さて、この〝一大事〟だが、辞典によると、
重大な出来事、容易ならぬ出来事
大事件
とある
ところで、仏教にも一大事はある。「一大事因縁」ということばがあるくらいだから、もとを調べれば語源は仏典かもしれない。
仏教でいう「一大事」とは、仏さまがこの世に出現されたことなのだ。お釈迦さまがそうだ。一般には、インド生まれのお釈迦さまが悟りを開かれて仏になられたと見ているが、法華経の見方はちがう。

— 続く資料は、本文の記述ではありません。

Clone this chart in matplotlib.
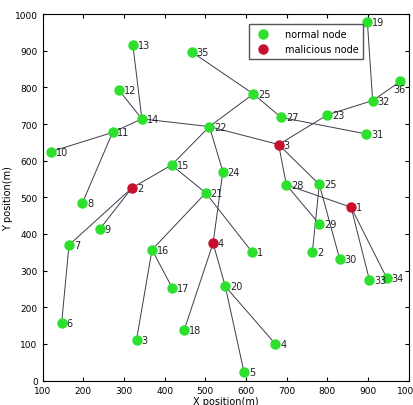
import matplotlib
matplotlib.use("Agg")
import matplotlib.pyplot as plt

# node keys (m = malicious), positions
node_id = ['13', '35', '12', '14', '11', '10', '22', '15', 'm2', '21',
           '25a', '27', '23', '32', '36', '31', 'm3', '24', '28', '25b',
           '19', '8', '9', '7', '16', '17', '6', '18', '3', 'm4',
           'm1', '29', '1', '2', '30', '33', '34', '20', '4', '5']
node_x = [322, 466, 288, 344, 272, 122, 510, 417, 320, 501,
          618, 686, 800, 911, 979, 895, 680, 543, 699, 780,
          898, 198, 241, 165, 369, 419, 147, 448, 331, 519,
          858, 780, 614, 763, 830, 903, 946, 549, 672, 595]
node_y = [915, 897, 792, 714, 677, 625, 693, 588, 526, 512,
          782, 718, 725, 764, 816, 673, 644, 570, 534, 535,
          979, 485, 414, 370, 357, 252, 157, 138, 112, 375,
          473, 427, 352, 352, 332, 275, 279, 257, 100, 23]

edges = [('13', '14'), ('12', '14'), ('11', '14'), ('14', '22'), ('10', '11'),
         ('11', '8'), ('35', '25a'), ('25a', '22'), ('25a', '27'), ('27', '31'),
         ('23', 'm3'), ('23', '32'), ('32', '19'), ('32', '36'), ('22', 'm3'),
         ('22', '15'), ('22', '24'), ('24', 'm4'), ('21', '1'), ('15', 'm2'),
         ('15', '21'), ('m2', '7'), ('m2', '9'), ('7', '6'), ('16', '21'),
         ('16', '17'), ('16', '3'), ('m4', '18'), ('m4', '20'), ('20', '5'),
         ('20', '4'), ('m3', '28'), ('m3', '25b'), ('28', '29'), ('28', 'm1'),
         ('25b', '2'), ('25b', '30'), ('m1', '33'), ('m1', '34')]

x_ticks = list(range(100, 1001, 100))
y_ticks = list(range(0, 1001, 100))

green = '#2ee02e'
red = '#c8102e'

fig = plt.figure(figsize=(4.13, 4.06), dpi=100)
ax = fig.add_axes([0.103, 0.060, 0.887, 0.903])

pos = {k: (x, y) for k, x, y in zip(node_id, node_x, node_y)}
for a, b in edges:
    ax.plot([pos[a][0], pos[b][0]], [pos[a][1], pos[b][1]], color='#3c3c4c', lw=0.7, zorder=1)

for k, x, y in zip(node_id, node_x, node_y):
    c = red if k.startswith('m') else green
    ax.plot(x, y, 'o', color=c, ms=6.5, mec=c, zorder=2)
    lab = k.lstrip('m').rstrip('ab')
    if k == '36':
        # right edge: label sits under the node
        ax.text(x - 3, y - 8, lab, fontsize=7, va='top', ha='center', color='#222222', zorder=3)
    else:
        ax.text(x + 12, y, lab, fontsize=7, va='center', ha='left', color='#222222', zorder=3)

ax.plot([], [], 'o', color=green, ms=6.5, label='normal node')
ax.plot([], [], 'o', color=red, ms=6.5, label='malicious node')
ax.legend(loc='upper left', bbox_to_anchor=(0.55, 0.985), fontsize=7, fancybox=False,
          edgecolor='#555555', framealpha=1, borderpad=0.5, handletextpad=1.2)

ax.set_xlim(100, 1000)
ax.set_ylim(0, 1000)
ax.set_xticks(x_ticks)
ax.set_yticks(y_ticks)
ax.tick_params(direction='in', top=True, right=True, labelsize=6.5, length=3)
ax.set_xlabel('X position(m)', fontsize=7, labelpad=1)
ax.set_ylabel('Y position(m)', fontsize=7, labelpad=1)

fig.savefig('out.png', dpi=100)
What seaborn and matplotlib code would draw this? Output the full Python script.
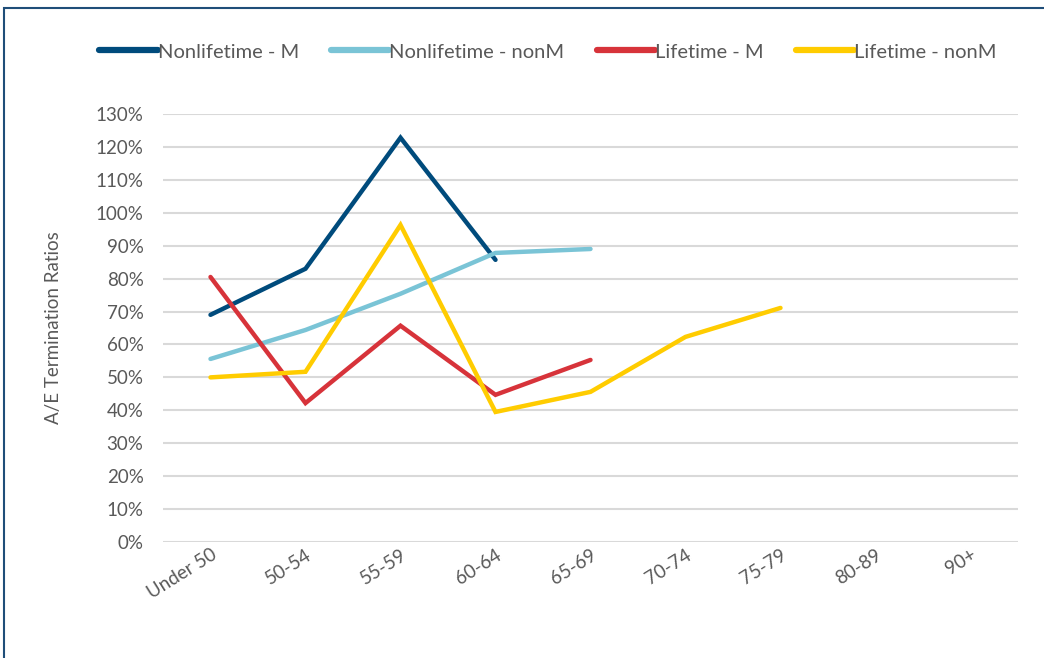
import matplotlib
matplotlib.use("Agg")
import matplotlib.pyplot as plt
from matplotlib.lines import Line2D
from matplotlib.patches import Rectangle
from matplotlib.ticker import PercentFormatter
import seaborn as sns
import numpy as np
import pandas as pd

# age bands on the x axis
age_bands = ["Under 50", "50-54", "55-59", "60-64", "65-69", "70-74", "75-79", "80-89", "90+"]

# A/E termination ratios (nan = no point)
nonlifetime_m = [0.69, 0.83, 1.228, 0.857, np.nan, np.nan, np.nan, np.nan, np.nan]
nonlifetime_nonm = [0.556, 0.644, 0.754, 0.878, 0.89, np.nan, np.nan, np.nan, np.nan]
lifetime_m = [0.805, 0.422, 0.657, 0.447, 0.553, np.nan, np.nan, np.nan, np.nan]
lifetime_nonm = [0.50, 0.517, 0.963, 0.395, 0.456, 0.623, 0.711, np.nan, np.nan]

series_names = ["Nonlifetime - M", "Nonlifetime - nonM", "Lifetime - M", "Lifetime - nonM"]
series_values = [nonlifetime_m, nonlifetime_nonm, lifetime_m, lifetime_nonm]
colors = ["#004b7c", "#7ac4d6", "#d7333a", "#ffcc00"]

rows = []
for name, vals in zip(series_names, series_values):
    for i, v in enumerate(vals):
        rows.append({"pos": i, "band": age_bands[i], "series": name, "ratio": v})
df = pd.DataFrame(rows).dropna()

sns.set_style("white")
plt.rcParams["font.family"] = ["Lato", "DejaVu Sans"]
text_col = "#595959"

fig = plt.figure(figsize=(10.44, 6.58), dpi=100)
ax = fig.add_axes([163 / 1044, 1 - 542 / 658, 855 / 1044, 428 / 658])

for name, col in zip(series_names, colors):
    sub = df[df["series"] == name]
    sns.lineplot(data=sub, x="pos", y="ratio", color=col, linewidth=3.2,
                 ax=ax, legend=False, solid_capstyle="round", solid_joinstyle="miter")

ax.set_xlim(-0.5, len(age_bands) - 0.5)
ax.set_ylim(0, 1.3)
ax.set_yticks(np.arange(0, 1.31, 0.1))
ax.yaxis.set_major_formatter(PercentFormatter(1.0, decimals=0))
ax.set_xticks(range(len(age_bands)))
ax.set_xticklabels(age_bands, rotation=32, ha="right", rotation_mode="anchor")
ax.grid(axis="y", color="#d9d9d9", linewidth=1.5)
ax.set_axisbelow(True)
for s in ax.spines.values():
    s.set_visible(False)
ax.tick_params(axis="y", length=0, pad=14, labelsize=13.5, labelcolor=text_col)
ax.tick_params(axis="x", length=0, pad=3, labelsize=13.5, labelcolor=text_col)
for lbl in ax.get_xticklabels():
    lbl.set_x(lbl.get_position()[0])
ax.set_xlabel("")
ax.set_ylabel("A/E Termination Ratios", fontsize=13.5, color=text_col, labelpad=24)

handles = [Line2D([0], [0], color=c, linewidth=4.5, solid_capstyle="round") for c in colors]
fig.legend(handles, series_names, loc="center", bbox_to_anchor=(0.525, 1 - 52 / 658),
           ncol=4, frameon=False, fontsize=14.5, labelcolor=text_col,
           handlelength=2.9, handletextpad=0.0, columnspacing=1.6)

# dark blue frame around the chart
fig.patches.append(Rectangle((3.5 / 1044, -0.05), 1.2, 1 - 7.5 / 658 + 0.05,
                             transform=fig.transFigure, fill=False,
                             edgecolor="#1f4e79", linewidth=1.5))

fig.savefig("out.png", dpi=100)
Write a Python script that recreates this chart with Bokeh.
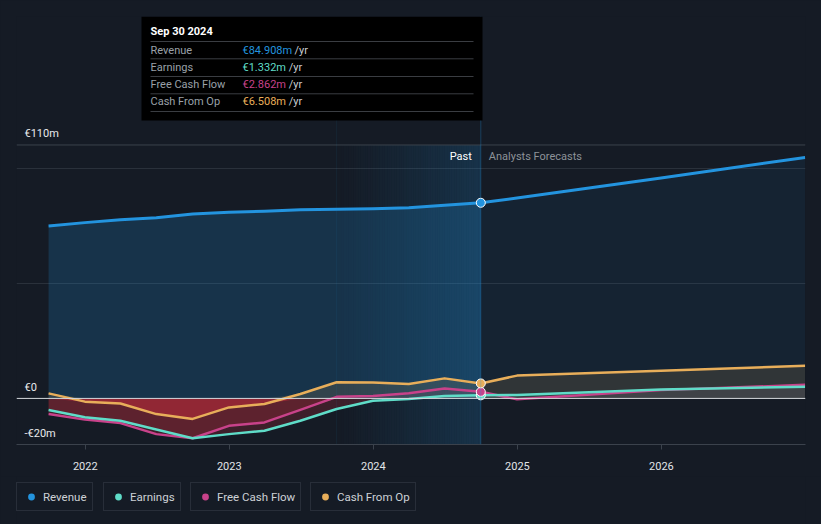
import numpy as np
import pandas as pd
from bokeh.plotting import figure
from bokeh.layouts import column
from bokeh.models import Range1d, FixedTicker, Span, BoxAnnotation, Label, Legend, LegendItem
from bokeh.embed import file_html
from bokeh.resources import INLINE
from bokeh.core.properties import value

# ---------------- data (EUR millions) ----------------
past_dates = ["2021-09-30", "2021-12-31", "2022-03-31", "2022-06-30", "2022-09-30",
              "2022-12-31", "2023-03-31", "2023-06-30", "2023-09-30", "2023-12-31",
              "2024-03-31", "2024-06-30", "2024-09-30"]
revenue_past = [74.8, 76.3, 77.5, 78.4, 80.0, 80.8, 81.2, 81.9, 82.1, 82.3, 82.8, 83.8, 84.908]
earnings_past = [-5.0, -8.2, -9.7, -13.5, -17.3, -15.5, -14.0, -9.7, -4.6, -1.0, -0.3, 1.0, 1.332]
fcf_past = [-6.8, -9.2, -10.7, -15.5, -17.3, -11.9, -10.4, -5.0, 0.7, 1.0, 2.2, 4.3, 2.862]
cfo_past = [2.2, -1.4, -2.2, -6.8, -8.9, -3.9, -2.4, 1.9, 7.0, 6.9, 6.3, 8.7, 6.508]

forecast_dates = ["2024-09-30", "2024-12-31", "2025-12-31", "2026-12-31"]
revenue_fc = [84.908, 87.0, 95.7, 104.6]
earnings_fc = [1.332, 1.5, 3.9, 5.1]
fcf_fc = [2.862, -0.4, 3.6, 5.9]
cfo_fc = [6.508, 9.9, 12.0, 14.2]

series_names = ["Revenue", "Earnings", "Free Cash Flow", "Cash From Op"]
series_colors = ["#2394df", "#5fdcc8", "#c8428a", "#e8ae5a"]
tooltip_date = "Sep 30 2024"
tooltip_values = ["€84.908m", "€1.332m", "€2.862m", "€6.508m"]
y_ticks = [110, 0, -20]
y_tick_labels = ["€110m", "€0", "-€20m"]
x_ticks = [2022, 2023, 2024, 2025, 2026]
band_dates = ["2023-09-30", "2024-09-30"]

BG = "#151b25"


def dec_year(dates):
    d = pd.to_datetime(pd.Series(dates))
    days = np.where(d.dt.is_leap_year, 366, 365)
    return (d.dt.year + (d.dt.dayofyear - 1) / days).to_numpy()


xp = dec_year(past_dates)
xf = dec_year(forecast_dates)
b0, b1 = dec_year(band_dates)

# ---------------- main figure ----------------
X0, X1 = 2021.5226, 2027.0
Y0, Y1 = -20.0, 165.76
W = 821
H = 476
ML, MR, MT, MB = 16, 16, 16, 32

p = figure(width=W, height=H, output_backend="svg", toolbar_location=None,
           x_range=Range1d(X0, X1), y_range=Range1d(Y0, Y1),
           min_border_left=ML, min_border_right=MR, min_border_top=MT, min_border_bottom=MB)
p.background_fill_color = BG
p.border_fill_color = BG
p.outline_line_color = None
p.yaxis.visible = False
p.xgrid.visible = False
p.ygrid.ticker = FixedTicker(ticks=[50, 100])
p.ygrid.grid_line_color = "#2a313b"
p.ygrid.grid_line_width = 1

p.xaxis.ticker = FixedTicker(ticks=x_ticks)
p.xaxis.major_label_overrides = {t: str(t) for t in x_ticks}
p.xaxis.axis_line_color = "#3b424c"
p.xaxis.major_tick_line_color = "#3b424c"
p.xaxis.major_tick_out = 5
p.xaxis.major_tick_in = 0
p.xaxis.minor_tick_line_color = None
p.xaxis.major_label_text_color = "#e2e5e8"
p.xaxis.major_label_text_font = "Roboto"
p.xaxis.major_label_text_font_size = "11px"
p.xaxis.major_label_standoff = 12

FW = W - ML - MR
FH = H - MT - MB


def wx(xw):
    return X0 + (xw - ML) * (X1 - X0) / FW


def wy(yw):
    return Y1 - (yw - MT) * (Y1 - Y0) / FH


# highlight band (last 12 months), faded from left to right
n = 60
edges = np.linspace(b0, b1, n + 1)
alphas = list(np.linspace(0.0, 0.2, n))
p.quad(left=edges[:-1], right=edges[1:], bottom=Y0, top=110, fill_color="#2394df",
       fill_alpha=alphas, line_color=None)

# revenue area
p.varea(x=xp, y1=0, y2=revenue_past, fill_color="#2394df", fill_alpha=0.2)
p.varea(x=xf, y1=0, y2=revenue_fc, fill_color="#2394df", fill_alpha=0.07)

# small series areas (own colour above zero, red below zero)
small = [(earnings_past, earnings_fc, series_colors[1], 0.08, 0.2),
         (fcf_past, fcf_fc, series_colors[2], 0.08, 0.2),
         (cfo_past, cfo_fc, series_colors[3], 0.13, 0.4)]
for yp, yf, col, pos_a, neg_a in small:
    x_all = np.concatenate([xp, xf[1:]])
    y_all = np.concatenate([yp, yf[1:]])
    p.varea(x=x_all, y1=0, y2=np.maximum(y_all, 0), fill_color=col, fill_alpha=pos_a)
    p.varea(x=x_all, y1=0, y2=np.minimum(y_all, 0), fill_color="#e0303f", fill_alpha=neg_a)

# lines
lines = [(revenue_past, revenue_fc, series_colors[0], 3),
         (cfo_past, cfo_fc, series_colors[3], 2.5),
         (fcf_past, fcf_fc, series_colors[2], 2.5),
         (earnings_past, earnings_fc, series_colors[1], 2.5)]
for yp, yf, col, lw in lines:
    x_all = np.concatenate([xp, xf[1:]])
    y_all = np.concatenate([yp, yf[1:]])
    p.line(x=x_all, y=y_all, line_color=col, line_width=lw, line_join="round")

# reference lines
p.add_layout(Span(location=110, dimension="width", line_color="#3b424c", line_width=1))
p.add_layout(Span(location=0, dimension="width", line_color="#d5d8dc", line_width=1))
p.add_layout(Span(location=b1, dimension="height", line_color="#2394df", line_alpha=0.3, line_width=1))
p.add_layout(Span(location=b0, dimension="height", line_color="#2394df", line_alpha=0.08, line_width=1))

# markers at latest reported point
for yp, col in [(earnings_past, series_colors[1]), (fcf_past, series_colors[2]),
                (cfo_past, series_colors[3]), (revenue_past, series_colors[0])]:
    p.scatter(x=[xp[-1]], y=[yp[-1]], size=9, fill_color=col, line_color="white", line_width=1)

# y tick labels inside the plot
p.text(x=[X0] * len(y_ticks), y=y_ticks, text=y_tick_labels, x_offset=8, y_offset=-11,
       text_baseline="middle", text_align="left", text_font=value("Roboto"),
       text_font_size="11px", text_color="#e8eaec")

# Past / Analysts Forecasts labels
p.text(x=[b1], y=[110], text=["Past"], x_offset=-9, y_offset=12, text_align="right",
       text_baseline="middle", text_font=value("Roboto"), text_font_size="11px",
       text_color="#ffffff")
p.text(x=[b1], y=[110], text=["Analysts Forecasts"], x_offset=8, y_offset=12, text_align="left",
       text_baseline="middle", text_font=value("Roboto"), text_font_size="11px",
       text_color="#8d9298")

# tooltip box
p.add_layout(BoxAnnotation(left=wx(141), right=wx(482), top=Y1, bottom=wy(120),
                           fill_color="#000000", fill_alpha=1, line_color=None))
p.add_layout(Label(x=wx(150), y=wy(31), text=tooltip_date, text_font="Roboto",
                   text_font_size="11px", text_font_style="bold", text_color="#ffffff",
                   text_baseline="middle"))
sep_y = [41, 58.3, 76, 93.3, 111]
p.segment(x0=[wx(150)] * len(sep_y), x1=[wx(473)] * len(sep_y),
          y0=[wy(v) for v in sep_y], y1=[wy(v) for v in sep_y],
          line_color="#3a3d42", line_width=1, level="overlay")
row_y = [49.5, 66.8, 84.3, 101.3]
yr_x = [294, 288.3, 288.3, 288.3]
for name, val, col, ry, yx in zip(series_names, tooltip_values, series_colors, row_y, yr_x):
    p.add_layout(Label(x=wx(150), y=wy(ry), text=name, text_font="Roboto", text_font_size="11px",
                       text_color="#9aa0a8", text_baseline="middle"))
    p.add_layout(Label(x=wx(242), y=wy(ry), text=val, text_font="Roboto", text_font_size="11px",
                       text_color=col, text_baseline="middle"))
    p.add_layout(Label(x=wx(yx), y=wy(ry), text="/yr", text_font="Roboto", text_font_size="11px",
                       text_color="#c9cdd2", text_baseline="middle"))

# ---------------- legend strip ----------------
LH = 524 - H
leg = figure(width=W, height=LH, output_backend="svg", toolbar_location=None,
             x_axis_type=None, y_axis_type=None, x_range=Range1d(0, 1), y_range=Range1d(0, 1),
             min_border=0)
leg.background_fill_color = BG
leg.border_fill_color = BG
leg.outline_line_color = None
legend_x = [0, 87, 174, 294]
for name, col, lx in zip(series_names, series_colors, legend_x):
    r = leg.scatter(x=np.array([np.nan]), y=np.array([np.nan]), size=8, fill_color=col, line_color=None)
    lg = Legend(items=[LegendItem(label=name, renderers=[r])], location=(lx, 13),
                orientation="horizontal", background_fill_color=BG, background_fill_alpha=1,
                border_line_color="#3b424d", border_line_width=1,
                label_text_color="#cdd1d6", label_text_font="Roboto", label_text_font_size="11.5px",
                glyph_width=18, glyph_height=17, label_height=16, label_standoff=3,
                padding=5, margin=0, spacing=0)
    leg.add_layout(lg, "center")

layout = column(p, leg, spacing=0)
html = file_html(layout, INLINE,
                 template="{% block postamble %}<style>html,body{background:#151b25;margin:0;}</style>{% endblock %}")
open("out.html", "w").write(html)
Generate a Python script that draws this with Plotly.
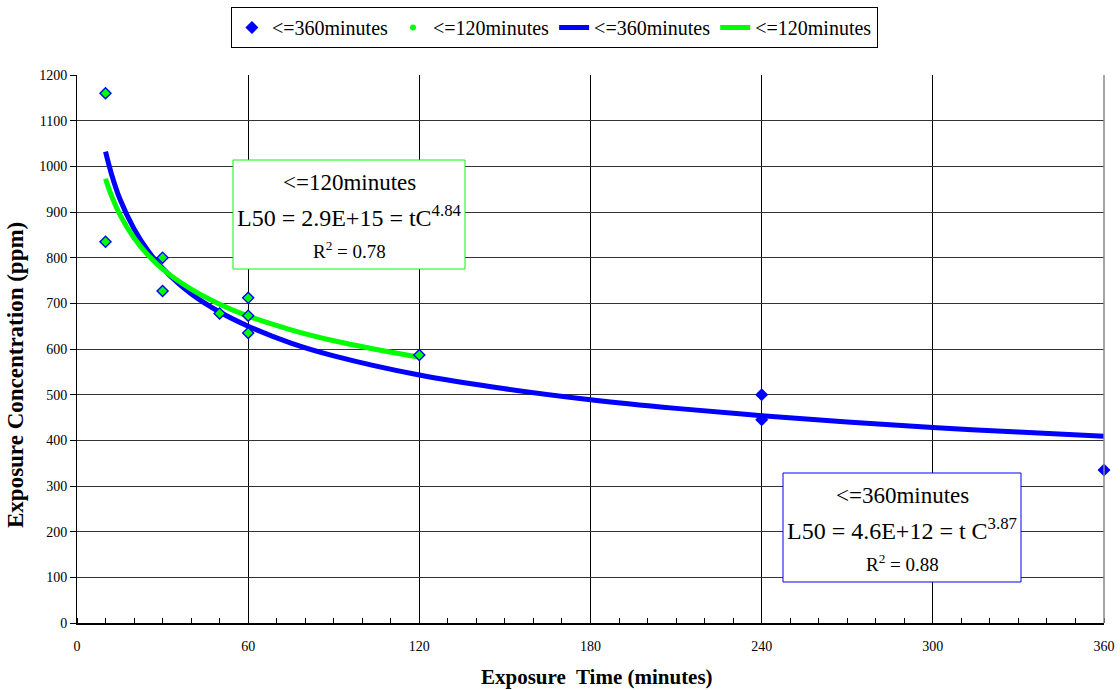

迷いの世界の衆生を済度する目的で、釈尊は仏の世界からこの世に出現なされたと見るのである。
したがって、衆生済度のために仏さまがこの世に出現された、このことが一大事なのである。
仏さまは私たち衆生に「わが子よ」と呼びかけてくださっている。つまり、この世の生きとし生けるものはすべて差別なく仏の子なのだ。信じられないだろうが、あなたも彼も仏の子です。
私もあなたもすべてが仏の子であると信じることができたら、仏さまが仕立てた船に乗れる。それを仏乗という。
行く先は悟りの岸、仏の船なのだから、安全、安心、快適。遠く長い船旅だが、乗ってみたいと思いませんか。
これが仏教の一大事だ。八五郎の一大事とはまるでちがう。